Exercise directions: Line by line, repeat the data below exactly, beginning at the first line and ending at the line with "import plotly.graph_objects as go". Omit pictures.

Supplied material:
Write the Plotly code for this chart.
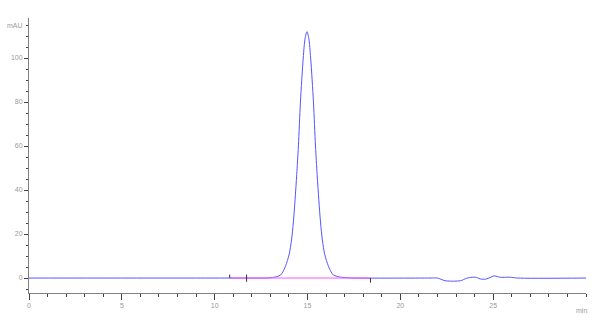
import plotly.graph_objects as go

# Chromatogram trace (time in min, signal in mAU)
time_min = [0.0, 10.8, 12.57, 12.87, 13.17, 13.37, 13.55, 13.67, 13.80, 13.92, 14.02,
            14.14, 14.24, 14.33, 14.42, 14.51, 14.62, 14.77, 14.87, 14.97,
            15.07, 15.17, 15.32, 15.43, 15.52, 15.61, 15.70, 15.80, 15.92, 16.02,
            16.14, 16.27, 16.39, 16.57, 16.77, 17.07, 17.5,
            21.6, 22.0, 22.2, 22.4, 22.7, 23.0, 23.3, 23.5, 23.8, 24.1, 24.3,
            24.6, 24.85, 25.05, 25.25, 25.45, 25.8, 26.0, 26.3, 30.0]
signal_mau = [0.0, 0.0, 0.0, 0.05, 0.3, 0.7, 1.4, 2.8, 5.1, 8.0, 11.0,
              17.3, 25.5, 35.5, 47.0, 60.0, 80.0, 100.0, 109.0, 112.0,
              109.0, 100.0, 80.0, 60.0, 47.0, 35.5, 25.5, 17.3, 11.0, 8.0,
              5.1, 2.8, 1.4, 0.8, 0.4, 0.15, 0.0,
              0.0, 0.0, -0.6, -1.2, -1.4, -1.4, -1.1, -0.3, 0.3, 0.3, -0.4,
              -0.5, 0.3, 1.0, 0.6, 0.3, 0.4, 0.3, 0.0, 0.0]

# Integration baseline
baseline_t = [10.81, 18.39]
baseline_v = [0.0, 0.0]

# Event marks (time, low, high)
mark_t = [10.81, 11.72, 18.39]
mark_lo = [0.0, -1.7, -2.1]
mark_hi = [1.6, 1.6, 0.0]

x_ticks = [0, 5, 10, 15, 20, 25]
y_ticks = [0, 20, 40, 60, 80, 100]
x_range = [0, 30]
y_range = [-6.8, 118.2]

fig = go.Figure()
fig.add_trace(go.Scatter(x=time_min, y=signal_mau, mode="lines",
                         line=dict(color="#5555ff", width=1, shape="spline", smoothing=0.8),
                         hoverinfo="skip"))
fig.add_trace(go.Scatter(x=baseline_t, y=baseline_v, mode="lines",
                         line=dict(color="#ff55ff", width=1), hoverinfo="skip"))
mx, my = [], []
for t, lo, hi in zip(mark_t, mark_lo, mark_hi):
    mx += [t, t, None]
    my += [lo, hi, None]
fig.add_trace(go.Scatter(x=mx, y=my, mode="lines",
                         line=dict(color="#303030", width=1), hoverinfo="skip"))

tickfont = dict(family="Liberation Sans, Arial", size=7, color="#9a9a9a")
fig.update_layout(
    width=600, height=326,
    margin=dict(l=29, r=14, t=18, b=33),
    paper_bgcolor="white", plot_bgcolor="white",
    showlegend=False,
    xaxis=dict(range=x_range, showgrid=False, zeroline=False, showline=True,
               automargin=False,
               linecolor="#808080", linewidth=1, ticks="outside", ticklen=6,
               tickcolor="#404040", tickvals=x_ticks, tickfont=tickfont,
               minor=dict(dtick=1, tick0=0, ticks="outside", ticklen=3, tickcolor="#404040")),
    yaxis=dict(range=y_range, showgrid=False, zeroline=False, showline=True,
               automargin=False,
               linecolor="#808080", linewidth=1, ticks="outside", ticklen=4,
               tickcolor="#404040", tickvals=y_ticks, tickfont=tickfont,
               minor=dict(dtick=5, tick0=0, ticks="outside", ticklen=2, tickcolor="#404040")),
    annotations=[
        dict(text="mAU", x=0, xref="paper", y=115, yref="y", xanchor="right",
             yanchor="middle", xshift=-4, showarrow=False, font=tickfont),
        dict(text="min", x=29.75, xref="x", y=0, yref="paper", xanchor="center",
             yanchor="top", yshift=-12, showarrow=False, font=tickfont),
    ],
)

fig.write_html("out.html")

Written response:
Write the Plotly code for this chart.
import plotly.graph_objects as go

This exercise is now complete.